Data section

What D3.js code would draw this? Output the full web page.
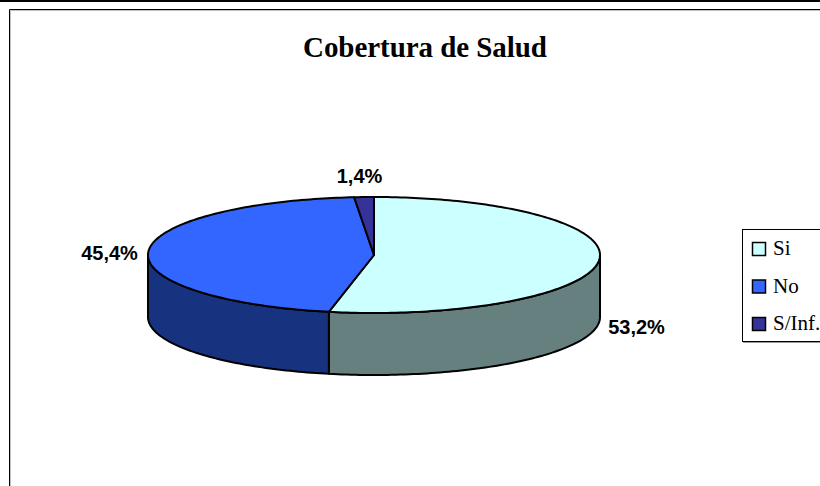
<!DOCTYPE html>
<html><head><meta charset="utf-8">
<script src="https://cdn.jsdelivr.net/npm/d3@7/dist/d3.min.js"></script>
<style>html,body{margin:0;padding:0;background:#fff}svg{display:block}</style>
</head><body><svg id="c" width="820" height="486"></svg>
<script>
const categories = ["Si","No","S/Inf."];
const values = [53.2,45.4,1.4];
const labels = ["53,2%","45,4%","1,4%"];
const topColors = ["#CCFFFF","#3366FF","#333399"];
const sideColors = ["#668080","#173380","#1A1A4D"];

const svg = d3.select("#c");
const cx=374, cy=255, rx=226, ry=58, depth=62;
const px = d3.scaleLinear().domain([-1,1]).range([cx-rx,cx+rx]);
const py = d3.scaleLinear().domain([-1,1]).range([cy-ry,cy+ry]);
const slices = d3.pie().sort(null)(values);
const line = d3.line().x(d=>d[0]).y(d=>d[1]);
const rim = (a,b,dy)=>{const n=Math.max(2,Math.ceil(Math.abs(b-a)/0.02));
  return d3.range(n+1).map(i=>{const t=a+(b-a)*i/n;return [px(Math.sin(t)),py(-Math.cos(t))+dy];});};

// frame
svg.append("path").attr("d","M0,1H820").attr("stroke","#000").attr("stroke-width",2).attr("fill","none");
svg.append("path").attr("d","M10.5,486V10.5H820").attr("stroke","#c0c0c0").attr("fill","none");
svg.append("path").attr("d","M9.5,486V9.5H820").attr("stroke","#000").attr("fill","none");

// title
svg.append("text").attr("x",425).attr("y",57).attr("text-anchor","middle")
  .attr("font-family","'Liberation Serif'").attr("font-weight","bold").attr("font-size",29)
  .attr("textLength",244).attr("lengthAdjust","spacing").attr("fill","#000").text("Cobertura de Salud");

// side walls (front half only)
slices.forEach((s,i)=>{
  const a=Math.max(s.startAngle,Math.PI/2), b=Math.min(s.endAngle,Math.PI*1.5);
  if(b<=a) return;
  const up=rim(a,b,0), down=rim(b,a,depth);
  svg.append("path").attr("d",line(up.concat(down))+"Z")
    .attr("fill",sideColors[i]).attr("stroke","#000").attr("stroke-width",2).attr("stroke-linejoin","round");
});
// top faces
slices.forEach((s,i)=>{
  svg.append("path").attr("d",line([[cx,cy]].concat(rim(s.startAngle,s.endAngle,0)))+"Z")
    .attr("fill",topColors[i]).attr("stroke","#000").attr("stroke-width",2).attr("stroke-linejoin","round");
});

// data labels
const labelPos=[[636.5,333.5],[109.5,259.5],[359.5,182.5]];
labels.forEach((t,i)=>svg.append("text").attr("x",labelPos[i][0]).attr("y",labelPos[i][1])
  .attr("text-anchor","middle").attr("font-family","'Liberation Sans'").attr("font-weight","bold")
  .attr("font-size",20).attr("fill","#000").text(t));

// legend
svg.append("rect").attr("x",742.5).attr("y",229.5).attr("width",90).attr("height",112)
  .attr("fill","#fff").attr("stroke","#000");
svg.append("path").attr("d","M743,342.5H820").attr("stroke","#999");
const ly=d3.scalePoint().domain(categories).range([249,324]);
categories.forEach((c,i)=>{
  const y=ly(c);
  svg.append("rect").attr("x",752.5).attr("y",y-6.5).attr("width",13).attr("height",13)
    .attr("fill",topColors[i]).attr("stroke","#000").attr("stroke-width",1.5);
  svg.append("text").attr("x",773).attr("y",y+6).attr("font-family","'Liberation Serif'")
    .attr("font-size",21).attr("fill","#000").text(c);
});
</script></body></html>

Written instruction
Quote the full listing above word for word; exclude every picture from the copy.

Response
What D3.js code would draw this? Output the full web page.
<!DOCTYPE html>
<html><head><meta charset="utf-8">
<script src="https://cdn.jsdelivr.net/npm/d3@7/dist/d3.min.js"></script>
<style>html,body{margin:0;padding:0;background:#fff}svg{display:block}</style>
</head><body><svg id="c" width="820" height="486"></svg>
<script>
const categories = ["Si","No","S/Inf."];
const values = [53.2,45.4,1.4];
const labels = ["53,2%","45,4%","1,4%"];
const topColors = ["#CCFFFF","#3366FF","#333399"];
const sideColors = ["#668080","#173380","#1A1A4D"];

const svg = d3.select("#c");
const cx=374, cy=255, rx=226, ry=58, depth=62;
const px = d3.scaleLinear().domain([-1,1]).range([cx-rx,cx+rx]);
const py = d3.scaleLinear().domain([-1,1]).range([cy-ry,cy+ry]);
const slices = d3.pie().sort(null)(values);
const line = d3.line().x(d=>d[0]).y(d=>d[1]);
const rim = (a,b,dy)=>{const n=Math.max(2,Math.ceil(Math.abs(b-a)/0.02));
  return d3.range(n+1).map(i=>{const t=a+(b-a)*i/n;return [px(Math.sin(t)),py(-Math.cos(t))+dy];});};

// frame
svg.append("path").attr("d","M0,1H820").attr("stroke","#000").attr("stroke-width",2).attr("fill","none");
svg.append("path").attr("d","M10.5,486V10.5H820").attr("stroke","#c0c0c0").attr("fill","none");
svg.append("path").attr("d","M9.5,486V9.5H820").attr("stroke","#000").attr("fill","none");

// title
svg.append("text").attr("x",425).attr("y",57).attr("text-anchor","middle")
  .attr("font-family","'Liberation Serif'").attr("font-weight","bold").attr("font-size",29)
  .attr("textLength",244).attr("lengthAdjust","spacing").attr("fill","#000").text("Cobertura de Salud");

// side walls (front half only)
slices.forEach((s,i)=>{
  const a=Math.max(s.startAngle,Math.PI/2), b=Math.min(s.endAngle,Math.PI*1.5);
  if(b<=a) return;
  const up=rim(a,b,0), down=rim(b,a,depth);
  svg.append("path").attr("d",line(up.concat(down))+"Z")
    .attr("fill",sideColors[i]).attr("stroke","#000").attr("stroke-width",2).attr("stroke-linejoin","round");
});
// top faces
slices.forEach((s,i)=>{
  svg.append("path").attr("d",line([[cx,cy]].concat(rim(s.startAngle,s.endAngle,0)))+"Z")
    .attr("fill",topColors[i]).attr("stroke","#000").attr("stroke-width",2).attr("stroke-linejoin","round");
});

// data labels
const labelPos=[[636.5,333.5],[109.5,259.5],[359.5,182.5]];
labels.forEach((t,i)=>svg.append("text").attr("x",labelPos[i][0]).attr("y",labelPos[i][1])
  .attr("text-anchor","middle").attr("font-family","'Liberation Sans'").attr("font-weight","bold")
  .attr("font-size",20).attr("fill","#000").text(t));

// legend
svg.append("rect").attr("x",742.5).attr("y",229.5).attr("width",90).attr("height",112)
  .attr("fill","#fff").attr("stroke","#000");
svg.append("path").attr("d","M743,342.5H820").attr("stroke","#999");
const ly=d3.scalePoint().domain(categories).range([249,324]);
categories.forEach((c,i)=>{
  const y=ly(c);
  svg.append("rect").attr("x",752.5).attr("y",y-6.5).attr("width",13).attr("height",13)
    .attr("fill",topColors[i]).attr("stroke","#000").attr("stroke-width",1.5);
  svg.append("text").attr("x",773).attr("y",y+6).attr("font-family","'Liberation Serif'")
    .attr("font-size",21).attr("fill","#000").text(c);
});
</script></body></html>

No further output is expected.